While turnout surpassed 2016 levels in some GOP-leaning counties by Tuesday afternoon, many counties that Biden is favored to win also saw record turnout. In Florida, for example, the Democratic stronghold of Broward County reached nearly 75 percent turnout by 5 p.m., up three percent from overall turnout levels in 2016. Youth turnout has also surged in the weeks leading up to Election Day, providing a likely edge to the Biden campaign given the demographic’s liberal skew.

The Trump campaign call came hours after President Donald Trump visited his reelection headquarters in the Washington suburbs for a brief pep talk ahead of what could be a long night without a decisive winner. Senior campaign adviser Jason Miller said the president, who did not have concession or victory speeches written as of Tuesday morning, has seen “spectacular” turnout in battleground Florida among Cuban Americans, Venezuelan Americans and Colombian Americans, and expects a significant share of the Black voter in Georgia.

Part of the campaign’s confidence appeared to come from a Biden campaign call Tuesday morning where the Democratic nominee’s campaign manager, Jen O’Malley Dillon, discussed alternative paths to victory should former Vice President Joe Biden fail to clinch Florida and Pennsylvania, which offer a combined 49 electoral votes.

“We believe this to be a tight race,” Stepien said. “It’s going to come down to turnout and we believe we are better positioned in that campaign. We are executing the plan we have been building the last four years.”

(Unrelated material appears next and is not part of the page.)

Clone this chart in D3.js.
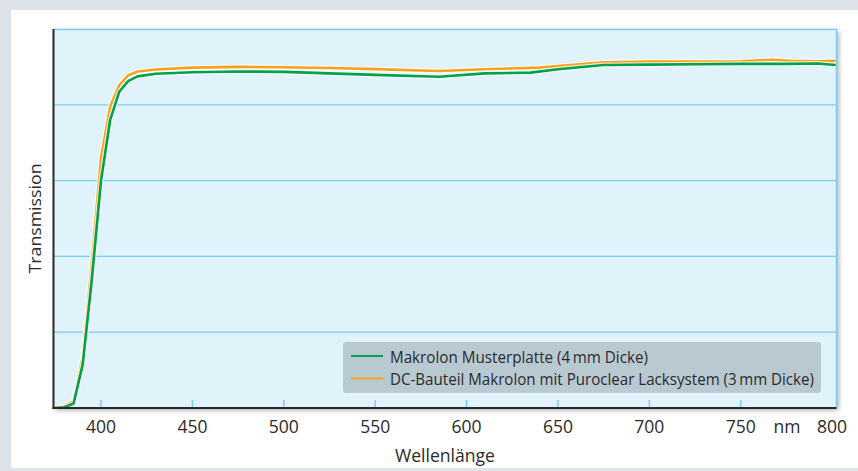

“Conversely,” he continued, “you see the Biden campaign staging emergency trips to Philadelphia, emergency trips to Detroit. They are alarmed. They are doing their best to turnout voters that don’t exist. The voters they’re trying to turnout were scared into staying home on Election Day.”

The president also spent the lead-up to Election Day barnstorming states his campaign previously said he would win with ease, including Iowa and Ohio, and states that have traditionally backed Republican candidates in modern presidential elections. On Sunday, Trump rallied thousands of his supporters in Georgia, a state no Democrat has carried since President Bill Clinton in 1992.

Should Florida and Pennsylvania, a state where the final tabulations are not expected Tuesday night, land in Trump’s column, Miller predicted the president would secure a second term with ease.

“You’re not going to magically be bad in Pennsylvania and Florida, but then way over-perform in Arizona and North Carolina and sweep the upper Midwest,” Miller said.